Publié le 28 septembre 2023
ÉCONOMIE
Risque climatique : 39 millions d'habitations aux États-Unis menacées de perdre leur assurance
Face aux risques climatiques, des millions d'Américains ne trouvent déjà plus d'assureurs privés. En cause, des coûts devenus exorbitants et l'abandon par les assureurs de certaines zones. Or selon un rapport de la First Street Foundation, cette situation pourrait s'aggraver. 39 millions d'habitations, soit près d'un quart du pays, ne paient pas encore le coût des risques actuels.

@David Mcnew / GETTY IMAGES NORTH AMERICA
Incendie meurtrier sur l'île d'Hawaï, inondations dévastatrices en Californie, ouragan Ian en Floride... Les catastrophes climatiques prennent de l'ampleur aux États-Unis sous l'effet du changement climatique. Les coûts de reconstruction annuels ont triplé ces cinq dernières années par rapport aux 42 précédentes, selon le National Centers for Environmental Information, une agence gouvernementale. Les assureurs abandonnent certains lieux ou font grimper les primes d'assurance à des montants que les particuliers ne peuvent plus suivre.
Le phénomène pourrait s'aggraver selon un rapport intitulé "9e évaluation nationale des risques : la bulle de l'assurance climatique", publié mercredi 20 septembre par First Street Foundation, un institut de recherche à but non lucratif qui utilise des modèles scientifiques validés par les pairs. Celui-ci a calculé que le prix des assurances pour 39 millions de propriétés, autour d'un quart de l'ensemble du pays, ne reflète pas encore l'augmentation actuelle des catastrophes climatiques telles que les inondations, tempêtes et incendies.
"Des augmentations massives de primes d'assurance"
Les États les plus concernés sont la Californie, la Floride et la Louisiane. 24 millions d'habitations présentent un risque majeur de tempêtes destructrices. 12 millions sont à risque d'inondation, pour la plupart sous les radars du gouvernement, et 4,4 millions sont situées dans des zones où les risques d'incendies sont particulièrement élevés. First Street Foundation souligne le coût majeur des feux passé de 1 milliard de dollars en 2016 à 17 milliards en 2021. L'institut rend disponible une carte des risques sur le site internet "Risk Factor".
"Certains endroits seront très peu impactés, mais d'autres pourraient voir des augmentations massives des primes d'assurance", a précisé Jeremy Porter, responsable des impacts climatiques chez First Street Foundation, à l'agence Associated Press. Un constat alarmant alors que les coûts ont déjà explosé dans certains lieux.

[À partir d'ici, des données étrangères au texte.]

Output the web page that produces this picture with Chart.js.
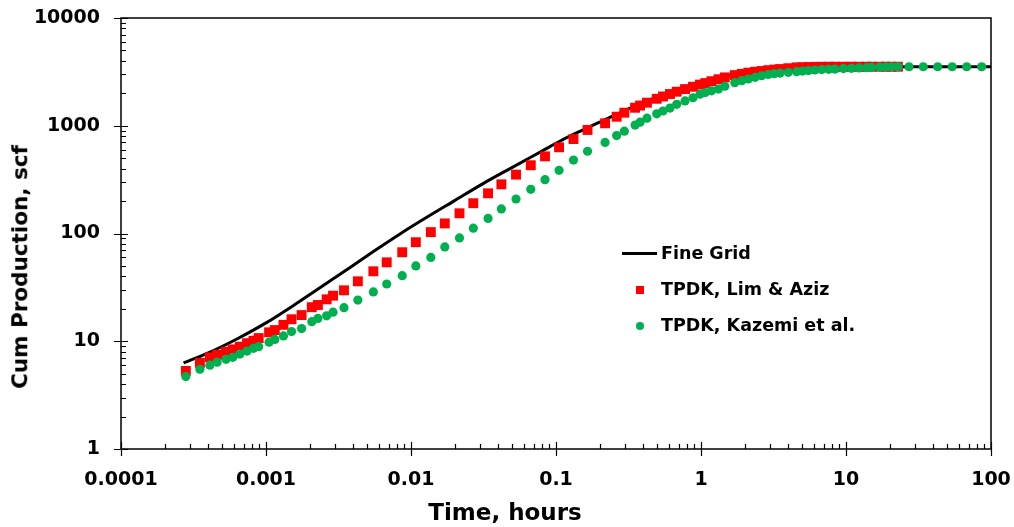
<!DOCTYPE html>
<html>
<head>
<meta charset="utf-8">
<script src="https://cdn.jsdelivr.net/npm/chart.js@4.4.0/dist/chart.umd.min.js"></script>
<style>
  body { margin: 0; background: #fff; }
  #wrap { position: relative; width: 1014px; height: 527px; }
  .txt { position: absolute; white-space: nowrap; font-family: "DejaVu Sans", sans-serif; font-weight: bold; color: #000; line-height: 1; }
</style>
</head>
<body>
<div id="wrap">
  <canvas id="myChart"></canvas>
  <div id="legend"></div>
</div>
<script>
// time steps, hours (shared by both TPDK runs)
const times = [
  0.00028, 0.00035, 0.00041, 0.00046, 0.00053, 0.00059, 0.00066, 0.00074, 0.00082, 0.00089,
  0.00105, 0.00115, 0.00132, 0.0015, 0.00176, 0.00207, 0.00228, 0.00262, 0.0029, 0.00345,
  0.0043, 0.0055, 0.0068, 0.0087, 0.0108, 0.0137, 0.0171, 0.0216, 0.0269, 0.034,
  0.042, 0.053, 0.067, 0.084, 0.105, 0.132, 0.165, 0.218, 0.262, 0.296,
  0.351, 0.38, 0.424, 0.495, 0.547, 0.611, 0.68, 0.776, 0.881, 0.984,
  1.07, 1.18, 1.32, 1.46, 1.71, 1.91, 2.12, 2.36, 2.62, 2.91,
  3.2, 3.51, 4.0, 4.57, 5.0, 5.5, 6.1, 6.8, 7.6, 8.4,
  9.6, 10.9, 12.3, 13.9, 15, 17.1, 18.8, 20.6, 22.8, 27.2,
  34.1, 42.9, 54, 68, 86.3
];

// cum production, scf
const limAziz = [
  5.3, 6.3, 7.1, 7.5, 8.0, 8.4, 8.9, 9.6, 10.1, 10.7,
  12.1, 12.7, 14.2, 16.0, 17.5, 20.7, 21.7, 24.5, 26.5, 29.7,
  36, 44.6, 54, 67, 83, 103, 124, 154, 191, 236,
  286, 352, 430, 520, 631, 753, 914, 1054, 1213, 1322,
  1469, 1540, 1637, 1780, 1870, 1970, 2070, 2190, 2300, 2410,
  2490, 2590, 2700, 2810, 2950, 3030, 3110, 3170, 3220, 3280,
  3320, 3360, 3420, 3480, 3495, 3510, 3520, 3525, 3530, 3530,
  3530, 3530, 3530, 3530, 3530, 3530, 3530, 3530, 3530
];

const kazemi = [
  4.7, 5.5, 6.0, 6.4, 6.8, 7.1, 7.6, 8.1, 8.6, 8.9,
  9.8, 10.4, 11.2, 12.3, 13.1, 15.2, 16.3, 17.2, 18.6, 20.5,
  24.1, 28.7, 34, 40.6, 50, 60, 75, 91, 112, 138,
  169, 209, 257, 316, 386, 480, 580, 700, 810, 890,
  1015, 1080, 1175, 1290, 1370, 1460, 1580, 1700, 1820, 1960,
  2030, 2110, 2190, 2330, 2510, 2620, 2715, 2815, 2910, 2990,
  3040, 3080, 3130, 3175, 3215, 3250, 3290, 3320, 3340, 3360,
  3390, 3415, 3440, 3460, 3480, 3500, 3510, 3520, 3530, 3530,
  3530, 3530, 3530, 3530, 3530
];

// fine grid reference solution
const fineTimes = [0.00027, 0.0004, 0.00063, 0.001, 0.00167, 0.003, 0.0055, 0.0084, 0.0115, 0.02,
  0.0316, 0.05, 0.08, 0.107, 0.15, 0.2, 0.25, 0.35, 0.5, 0.7,
  1, 1.5, 2, 3, 5, 8, 15, 100];
const fineGrid = [6.3, 7.8, 10.5, 14.8, 23, 39, 68, 99, 129, 202,
  292, 411, 582, 722, 902, 1080, 1240, 1520, 1850, 2130,
  2480, 2880, 3110, 3330, 3490, 3525, 3530, 3530];

const seriesNames = ["Fine Grid", "TPDK, Lim & Aziz", "TPDK, Kazemi et al."];
const xTickValues = [0.0001, 0.001, 0.01, 0.1, 1, 10, 100];
const xTickLabels = ["0.0001", "0.001", "0.01", "0.1", "1", "10", "100"];
const yTickValues = [1, 10, 100, 1000, 10000];
const yTickLabels = ["1", "10", "100", "1000", "10000"];
const xTitle = "Time, hours";
const yTitle = "Cum Production, scf";

const RED = "#ff0000";
const GREEN = "#00b050";
const FONT = "'DejaVu Sans', sans-serif";

function pts(xs, ys) {
  return ys.map((v, i) => ({ x: xs[i], y: v }));
}

// box + log tick marks like the spreadsheet chart
const axisBox = {
  id: "axisBox",
  beforeDatasetsDraw(chart) {
    const { ctx, chartArea: a, scales } = chart;
    const x = scales.x, y = scales.y;
    ctx.save();
    ctx.strokeStyle = "#000";
    ctx.lineWidth = 1.5;
    ctx.strokeRect(a.left, a.top, a.right - a.left, a.bottom - a.top);
    ctx.beginPath();
    for (let e = -4; e <= 2; e++) {
      for (let m = 1; m <= 9; m++) {
        const v = m * Math.pow(10, e);
        if (v > 100.0001) break;
        const px = Math.round(x.getPixelForValue(v)) + 0.5;
        if (m === 1) { ctx.moveTo(px, a.bottom - 7); ctx.lineTo(px, a.bottom + 7); }
        else { ctx.moveTo(px, a.bottom - 5); ctx.lineTo(px, a.bottom); }
      }
    }
    for (let e = 0; e <= 4; e++) {
      for (let m = 1; m <= 9; m++) {
        const v = m * Math.pow(10, e);
        if (v > 10000.001) break;
        const py = Math.round(y.getPixelForValue(v)) + 0.5;
        if (m === 1) { ctx.moveTo(a.left - 7, py); ctx.lineTo(a.left + 7, py); }
        else { ctx.moveTo(a.left, py); ctx.lineTo(a.left + 5, py); }
      }
    }
    ctx.lineWidth = 1.2;
    ctx.stroke();
    ctx.restore();
  }
};

new Chart("myChart", {
  type: "scatter",
  data: {
    datasets: [
      {
        label: seriesNames[0],
        data: pts(fineTimes, fineGrid),
        showLine: true,
        borderColor: "#000",
        borderWidth: 3,
        pointRadius: 0,
        cubicInterpolationMode: "monotone",
        order: 3,
      },
      {
        label: seriesNames[1],
        data: pts(times, limAziz),
        pointStyle: "rect",
        pointRadius: 7,
        backgroundColor: RED,
        borderWidth: 0,
        order: 2,
      },
      {
        label: seriesNames[2],
        data: pts(times, kazemi),
        pointStyle: "circle",
        pointRadius: 4.6,
        backgroundColor: GREEN,
        borderWidth: 0,
        order: 1,
      },
    ],
  },
  options: {
    responsive: true,
    maintainAspectRatio: false,
    animation: false,
    layout: { padding: { top: 18, right: 23, left: 0, bottom: 0 } },
    plugins: { legend: { display: false }, tooltip: { enabled: false } },
    scales: {
      x: {
        type: "logarithmic",
        min: 0.0001,
        max: 100,
        grid: { display: false, drawTicks: false },
        border: { display: false },
        afterBuildTicks: (s) => { s.ticks = xTickValues.map((v) => ({ value: v })); },
        afterFit: (s) => { s.height = 78; s.paddingLeft = 0; s.paddingRight = 0; },
        ticks: {
          autoSkip: false,
          maxRotation: 0,
          padding: 20,
          color: "#000",
          font: { family: FONT, size: 19, weight: "bold" },
          callback: (v, i) => xTickLabels[i],
        },
      },
      y: {
        type: "logarithmic",
        min: 1,
        max: 10000,
        grid: { display: false, drawTicks: false },
        border: { display: false },
        afterBuildTicks: (s) => { s.ticks = yTickValues.map((v) => ({ value: v })); },
        afterFit: (s) => { s.width = 121; s.paddingTop = 0; s.paddingBottom = 0; },
        ticks: {
          autoSkip: false,
          padding: 21,
          color: "#000",
          font: { family: FONT, size: 19, weight: "bold" },
          callback: (v, i) => yTickLabels[i],
        },
      },
    },
  },
  plugins: [axisBox],
});

// axis titles and legend sit where the original put them
const legend = document.getElementById("legend");
legend.innerHTML =
  '<div class="txt" style="left:505px;top:512px;font-size:23px;transform:translate(-50%,-50%)">' + xTitle + '</div>' +
  '<div class="txt" style="left:20px;top:267px;font-size:21.5px;transform:translate(-50%,-50%) rotate(-90deg)">' + yTitle + '</div>' +
  '<div style="position:absolute;left:622px;top:252px;width:35px;height:3px;background:#000"></div>' +
  '<div class="txt" style="left:661px;top:254px;font-size:17.5px;transform:translateY(-50%)">' + seriesNames[0] + '</div>' +
  '<div style="position:absolute;left:636px;top:286px;width:8px;height:8px;background:' + RED + '"></div>' +
  '<div class="txt" style="left:661px;top:290px;font-size:17.5px;transform:translateY(-50%)">' + seriesNames[1].replace("&", "&amp;") + '</div>' +
  '<div style="position:absolute;left:636px;top:322px;width:8px;height:8px;border-radius:50%;background:' + GREEN + '"></div>' +
  '<div class="txt" style="left:661px;top:326px;font-size:17.5px;transform:translateY(-50%)">' + seriesNames[2] + '</div>';
</script>
</body>
</html>
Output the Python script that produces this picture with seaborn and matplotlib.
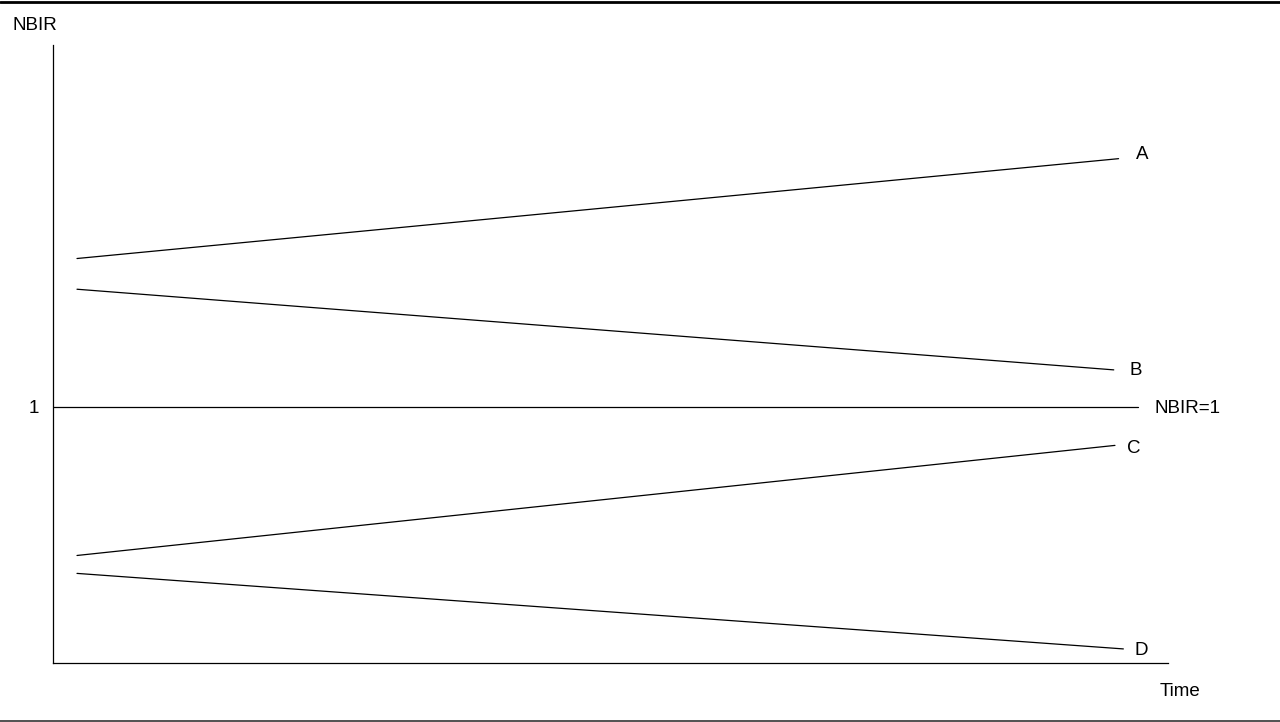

Jen Goodlin, ancienne dentiste aujourd'hui directrice de l'association "Rebuild Paradise" dédiée à la reconstruction du Comté de Butte, dévasté par des feux en 2018, en subit les conséquences. Elle a témoigné auprès de l'agence Associated Press que sa facture d'assurance annuelle est passée de 2 500 dollars à 11 245 dollars entre 2022 et 2023. "Notre agent d'assurance nous a dit de nous estimer heureux qu'ils ne nous aient pas laissé tomber. J'ai répondu qu'ils m'ont déjà laissé tomber", confie-t-elle.
Seule solution, la protection de l'État
Jen Goodlin a entamé des procédures pour passer au plan d'assurance "FAIR" proposé par l'État. Celui-ci est destiné à ceux qui voient leurs assureurs se désinvestir ou demander des primes trop élevées. En Floride, ces polices d'assurance citoyennes, aussi appelées "assurances de dernier ressort", sont le premier assureur. Elles ont augmenté de 168%, passant de 500 000 à 1,3 millions d'assurés, selon First Street Foundation.
"La dépendance excessive des propriétaires à l'égard des assureurs de dernier ressort gérés par l'État est un signe évident que les pratiques standard du marché de l'assurance ne peuvent pas suivre la réalité climatique actuelle, a déclaré Matthew Eby, fondateur de First Street Foundation. Nous nous dirigeons rapidement vers un point où le coût de l'assurance rendra les maisons les plus à risque effectivement non assurables". Actuellement dans le pays, 6,76 millions d'habitations sont déjà refusées par les assureurs.
En Californie, l'assureur State Farm, le plus important assureur de biens de l'État, a suspendu les nouveaux contrats. L'assureur Allstate a fait de même. D'autres pays du monde voient reculer l'accès aux assurances. En Australie, un foyer sur 25 pourrait devenir inassurable d'ici 2030. En France, des collectivités font déjà face au refus de certains assureurs. "Le risque que l'on n'ait pas d'assurance aujourd'hui est sans doute plus fort que notre capacité hier de négociation", a assuré à l'AFP Samuel Mieze, directeur général des services de la communauté d'agglomération du pays de Saint-Omer (Nord-pas-de-Calais).